There have been two people on campus that have been my favorite people to work with. I wish I could work with them more than I have the chance to. One is Lissa Graham-Schneider, who is a fantastic director. She was the one who really helped me realize how much I enjoy acting; the character work I got to do with her for The Amish Project my freshman year was intensive and I looked forward to rehearsal every day. The other is Daryl Phillipy, who gave me my first role in the theatre department in Moonlight and Magnolias, and I’ve been working with him ever since. He agreed to do a 590 independent study last semester with me, where I taught fellow students three different dialects for public scenes. His productions have some of my favorite designs collaboratively put onto the stages here.
Who inspires you in life?
It comes down to two people, one famous the other not. My mom is a big influence in my life. She tricked me into theatre because my sister, who was into music, went to do theatre at Mayfield and I was roped into it, but I realized that I really liked it. She was also the person that got me into reading; in the English Department it’s all about reading and you can’t write unless you read all the time. The other would have to be Meryl Streep. She is a big influence in my acting style because she’s known for being able to change her voice and that’s really one of the things I’m studying. I am learning how to do different dialects and accents, changing the quality of my voice to create another character, through age or tone.
What made you choose the major you did?
It’s actually a funny story. I wasn’t going to go into theatre at all even though I really love it because I thought I needed to make money. I was going to be an English major in teaching, so I could teach English but then be able to do a drama club or something at the school. I used to think I was going to always be a teacher. But I was at Graves County High School in the choir room because I wanted to get in all the arts I could before I went off and have to be an adult. Dr. Black from the Music Department here at Murray did a lot of visits to Graves, where he sang and he would tell us all about the Music Department. I saw him twice, and the second time was my junior year of high school. He came in and he said “I wanted to be a Broadway star when I was little, but the only problem was that men on Broadway have to be taller than 5’7”. He talked about how even though he was too short, it didn’t stop him from choosing to become a professor and still performing and singing. He looked at all of us and said, “If there is one piece of advice I can give you, it would be to say screw the world and if you feel it is the only way to live then you should go into that major.” So I chose theatre.
Work/ projects related to your major?
I just finished teaching two dialect coaching jobs, one for the theatre in Mayfield and one for the children’s show for Treasure Island that closed in November. I’m hoping to start dialect coaching a little at Owensboro High School for their production of Peter and the Starcatcher. Also, we’re about to have auditions in the Theatre Department and found out over the weekend that I was cast in All in the Timing, which is our first show of this season.
Recent awards/ honors?
If you count scholarships, I got the Robert E. Johnson Scholarship for fall. I also got the Barbara Cochran Breazeale Fellowship, and that was awarded to two students in the College of Humanities and Fine Arts. That was pretty awesome.

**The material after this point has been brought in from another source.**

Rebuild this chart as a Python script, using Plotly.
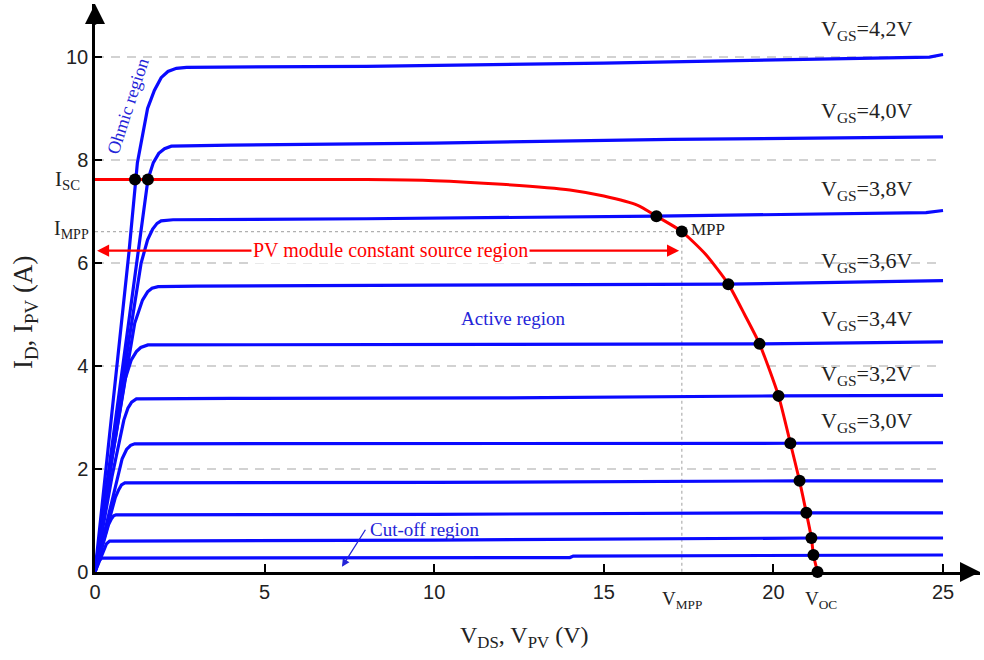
import plotly.graph_objects as go

# ---------------- data ----------------
# MOSFET output characteristics (V_DS [V], I_D [A]) for several V_GS
v_42 = [0, 0.5, 1.0, 1.25, 1.55, 1.75, 1.95, 2.15, 2.4, 2.7, 8, 15, 20, 24.6, 25]
i_42 = [0, 3.1, 6.2, 7.95, 9.0, 9.35, 9.6, 9.72, 9.78, 9.8, 9.82, 9.88, 9.95, 10.0, 10.05]
v_40 = [0, 0.5, 1.0, 1.3, 1.56, 1.72, 1.88, 2.05, 2.25, 4, 10, 17, 25]
i_40 = [0, 2.45, 4.9, 6.3, 7.62, 7.95, 8.13, 8.22, 8.27, 8.29, 8.33, 8.4, 8.45]
v_38 = [0, 0.5, 1.0, 1.36, 1.55, 1.7, 1.83, 1.95, 2.3, 8, 16.55, 24.5, 25]
i_38 = [0, 2.3, 4.5, 6.0, 6.45, 6.66, 6.77, 6.82, 6.84, 6.86, 6.91, 6.98, 7.02]
v_36 = [0, 0.5, 1.17, 1.4, 1.55, 1.68, 1.86, 3, 10, 18.67, 25]
i_36 = [0, 2.2, 4.83, 5.28, 5.44, 5.51, 5.54, 5.55, 5.57, 5.59, 5.66]
v_34 = [0, 0.5, 0.88, 1.07, 1.22, 1.35, 1.56, 4, 12, 19.59, 25]
i_34 = [0, 2.2, 3.73, 4.12, 4.28, 4.36, 4.41, 4.41, 4.42, 4.43, 4.47]
v_32 = [0, 0.5, 0.85, 0.97, 1.08, 1.22, 4, 12, 20.15, 25]
i_32 = [0, 1.85, 2.95, 3.18, 3.3, 3.36, 3.37, 3.38, 3.42, 3.43]
v_30 = [0, 0.5, 0.8, 0.93, 1.05, 1.17, 10, 20.5, 25]
i_30 = [0, 1.4, 2.2, 2.38, 2.46, 2.49, 2.49, 2.5, 2.51]
v_28 = [0, 0.6, 0.7, 0.78, 0.88, 10, 20.77, 25]
i_28 = [0, 1.45, 1.6, 1.69, 1.73, 1.74, 1.77, 1.77]
v_26 = [0, 0.4, 0.48, 0.55, 0.62, 10, 20.97, 25]
i_26 = [0, 0.92, 1.03, 1.09, 1.11, 1.12, 1.15, 1.15]
v_24 = [0, 0.28, 0.34, 0.43, 10, 21.12, 25]
i_24 = [0, 0.47, 0.55, 0.6, 0.62, 0.66, 0.66]
v_22 = [0, 0.12, 0.2, 14, 14.1, 21.18, 25]
i_22 = [0, 0.22, 0.27, 0.28, 0.31, 0.33, 0.33]

# PV module I-V curve
pv_v = [0, 8, 10, 12, 14, 15, 16, 16.55, 17.3, 18, 18.67, 19.15, 19.59,
        20.15, 20.5, 20.77, 20.97, 21.12, 21.18, 21.3]
pv_i = [7.62, 7.62, 7.6, 7.53, 7.42, 7.3, 7.12, 6.91, 6.61, 6.17, 5.59, 5.0,
        4.43, 3.42, 2.5, 1.77, 1.15, 0.66, 0.33, 0]

# operating points (intersections) and MPP
dot_v = [1.18, 1.56, 16.55, 17.3, 18.67, 19.59, 20.15, 20.5, 20.77, 20.97,
         21.12, 21.18, 21.3]
dot_i = [7.62, 7.62, 6.91, 6.61, 5.59, 4.43, 3.42, 2.5, 1.77, 1.15, 0.66,
         0.33, 0]

v_mpp = 17.3
i_mpp = 6.61
i_sc = 7.62
v_oc = 21.3

vgs_labels = ["V<sub>GS</sub>=4,2V", "V<sub>GS</sub>=4,0V", "V<sub>GS</sub>=3,8V",
              "V<sub>GS</sub>=3,6V", "V<sub>GS</sub>=3,4V", "V<sub>GS</sub>=3,2V",
              "V<sub>GS</sub>=3,0V"]
vgs_label_i = [10.52, 8.93, 7.42, 6.02, 4.89, 3.83, 2.91]

x_ticks = [0, 5, 10, 15, 20, 25]
y_ticks = [0, 2, 4, 6, 8, 10]
grid_y = [2, 4, 6, 8, 10]

# ---------------- figure ----------------
SERIF = "Liberation Serif"
SANS = "Liberation Sans"
BLUE = "#0a0aff"
RED = "#ff0000"
LBLUE = "#2424d8"
XMAX = 26.09
YMAX = 11.03


def px(v):
    return v / XMAX


def py(i):
    return i / YMAX


fig = go.Figure()

# dashed gridlines
gx, gy = [], []
for g in grid_y:
    gx += [0, 25, None]
    gy += [g, g, None]
fig.add_trace(go.Scatter(x=gx, y=gy, mode="lines",
                         line=dict(color="#c4c4c4", width=1.5, dash="9px,7px"),
                         hoverinfo="skip"))

# MPP dotted guide lines
fig.add_trace(go.Scatter(x=[0, v_mpp, v_mpp], y=[i_mpp, i_mpp, 0], mode="lines",
                         line=dict(color="#b0b0b0", width=1.2, dash="dot"),
                         hoverinfo="skip"))

curves = [(v_42, i_42), (v_40, i_40), (v_38, i_38), (v_36, i_36), (v_34, i_34),
          (v_32, i_32), (v_30, i_30), (v_28, i_28), (v_26, i_26), (v_24, i_24),
          (v_22, i_22)]
for vv, ii in curves:
    fig.add_trace(go.Scatter(x=vv, y=ii, mode="lines",
                             line=dict(color=BLUE, width=3.2),
                             hoverinfo="skip"))

fig.add_trace(go.Scatter(x=pv_v, y=pv_i, mode="lines",
                         line=dict(color=RED, width=3, shape="spline", smoothing=0.6),
                         hoverinfo="skip"))
fig.add_trace(go.Scatter(x=dot_v, y=dot_i, mode="markers",
                         marker=dict(color="black", size=12), hoverinfo="skip",
                         cliponaxis=False))

ann = []
# VGS labels
for t, yy in zip(vgs_labels, vgs_label_i):
    ann.append(dict(x=22.75, y=yy, text=t, showarrow=False,
                    font=dict(family=SERIF, size=22, color="#222")))

# Isc, Impp (left of the y axis -> paper coordinates)
ann.append(dict(xref="paper", yref="paper", x=px(-0.38), y=py(i_sc),
                text="I<sub>SC</sub>", xanchor="right", yanchor="middle",
                showarrow=False, font=dict(family=SERIF, size=21, color="#222")))
ann.append(dict(xref="paper", yref="paper", x=px(-0.12), y=py(i_mpp + 0.05),
                text="I<sub>MPP</sub>", xanchor="right", yanchor="middle",
                showarrow=False, font=dict(family=SERIF, size=20, color="#222")))
# Vmpp, Voc under axis
ann.append(dict(xref="paper", yref="paper", x=px(v_mpp), y=py(-0.55),
                text="V<sub>MPP</sub>", xanchor="center", yanchor="middle",
                showarrow=False, font=dict(family=SERIF, size=19, color="#222")))
ann.append(dict(xref="paper", yref="paper", x=px(v_oc + 0.1), y=py(-0.55),
                text="V<sub>OC</sub>", xanchor="center", yanchor="middle",
                showarrow=False, font=dict(family=SERIF, size=19, color="#222")))
# MPP
ann.append(dict(x=v_mpp + 0.22, y=i_mpp + 0.04, text="MPP", xanchor="left",
                showarrow=False, font=dict(family=SERIF, size=17, color="#222")))

# PV module constant source region (double arrow)
ann.append(dict(x=0.06, y=6.24, ax=8.7, ay=6.24, axref="x", ayref="y", text="",
                showarrow=True, arrowhead=2, arrowsize=1.1, arrowwidth=2.2,
                arrowcolor=RED, standoff=0))
ann.append(dict(x=v_mpp - 0.08, y=6.24, ax=8.7, ay=6.24, axref="x", ayref="y", text="",
                showarrow=True, arrowhead=2, arrowsize=1.1, arrowwidth=2.2,
                arrowcolor=RED, standoff=0))
ann.append(dict(x=8.7, y=6.24, text="PV module constant source region", showarrow=False,
                bgcolor="white", borderpad=1,
                font=dict(family=SERIF, size=20, color=RED)))

# region labels
ann.append(dict(x=12.33, y=4.93, text="Active region", showarrow=False,
                font=dict(family=SERIF, size=19, color=LBLUE)))
ann.append(dict(x=9.7, y=0.83, text="Cut-off region", showarrow=False,
                font=dict(family=SERIF, size=19, color=LBLUE)))
ann.append(dict(x=7.28, y=0.1, ax=8.0, ay=0.85, axref="x", ayref="y", text="",
                showarrow=True, arrowhead=2, arrowsize=1.2, arrowwidth=1.3,
                arrowcolor=LBLUE, standoff=0))
ann.append(dict(x=0.97, y=9.05, text="Ohmic region", showarrow=False, textangle=-72,
                font=dict(family=SERIF, size=18, color=LBLUE)))

# axis titles
ann.append(dict(xref="paper", yref="paper", x=px(12.65), y=py(-1.27),
                text="V<sub>DS</sub>, V<sub>PV</sub> (V)", xanchor="center",
                yanchor="middle", showarrow=False,
                font=dict(family=SERIF, size=24, color="#222")))
ann.append(dict(xref="paper", yref="paper", x=px(-2.06), y=py(5.05),
                text="I<sub>D</sub>, I<sub>PV</sub> (A)", textangle=-90,
                xanchor="center", yanchor="middle", showarrow=False,
                font=dict(family=SERIF, size=27, color="#222")))

# axis arrowheads
ann.append(dict(x=XMAX, y=0, ax=25.5, ay=0, axref="x", ayref="y", text="",
                showarrow=True, arrowhead=2, arrowsize=1.6, arrowwidth=2.5,
                arrowcolor="black", standoff=0))
ann.append(dict(x=0, y=YMAX, ax=0, ay=10.6, axref="x", ayref="y", text="",
                showarrow=True, arrowhead=2, arrowsize=1.6, arrowwidth=2.5,
                arrowcolor="black", standoff=0))

fig.update_layout(
    width=984, height=660,
    margin=dict(l=95, r=4, t=4, b=88),
    paper_bgcolor="white", plot_bgcolor="white",
    showlegend=False,
    annotations=ann,
    xaxis=dict(range=[0, XMAX], tickvals=x_ticks, ticktext=[str(t) for t in x_ticks],
               showgrid=False, zeroline=False, showline=True, linecolor="black",
               linewidth=2.5, ticks="inside", ticklen=8, tickwidth=2, tickcolor="black",
               tickfont=dict(family=SANS, size=20, color="#222")),
    yaxis=dict(range=[0, YMAX], tickvals=y_ticks, ticktext=[str(t) for t in y_ticks],
               showgrid=False, zeroline=False, showline=True, linecolor="black",
               linewidth=2.5, ticks="inside", ticklen=7, tickwidth=2, tickcolor="black",
               tickfont=dict(family=SANS, size=20, color="#222")),
)

fig.write_html("out.html")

I graduate in May, so my first plan is to go to the Southeastern Theatre Conference. That’s in March, and I’m hoping to either get a job doing sound board technician, since I’m in a class this semester for it, or work on networking with dialect coaches. I will see if they can help me find something in a different part of the country because I’d like to get out of Kentucky. There are not a lot of jobs in the south for theatre unless you’re going into film and are in Atlanta. After that, I’m hoping to be at home for about a year or so to get myself ready to go out and hopefully find a job somewhere in the theatre industry. If I can’t, I’m okay with doing sound tech for people needing them for weddings and big events for traveling companies. I hope that within the next ten to fifteen years I can move to Scotland for my graduate degree in voice and diction, and this school in Scotland is the best place to go if you want to do anything in dialects.
“I met Helena about 4 years ago when she auditioned for our production season as freshman. She nailed the audition and was cast as Ms. Poppingale in Moonlight and Magnolias. She demonstrated a strong stage presence and a great work ethic. That work ethic transferred to her class work as well. I am honored to have Helena in several of my classes. She is inquisitive, insightful and demonstrates a high level achievement in her academic work. She raises the bar for all in the classroom, she is a leader. She also has a wonderful skill of acquiring and teaching dialects. I had the privilege of working with her on a Directed Study course where she focused solely on teaching dialects to actors and directing them in scenes that require dialects. She has professed that is how she wants to make a career, being a dialect coach for professional actors. I think she will go far. Our department is lucky to have her and we will miss her when she graduates in May 2017.”
-Daryl Phillipy (Theatre Professor)
“I have known her as a student in the classroom mostly. In my experience, Helena is a wonderful, quiet, even meditative, presence in a literature course. She is a careful thinker and attentive listener, and it really is impossible to overstate the importance of those skills. Above all–and this is a rare quality–she is capable of the kind of deep and sustained attention to a work of literature that is necessary for posing intelligent questions no less than for offering creative and incisive responses.”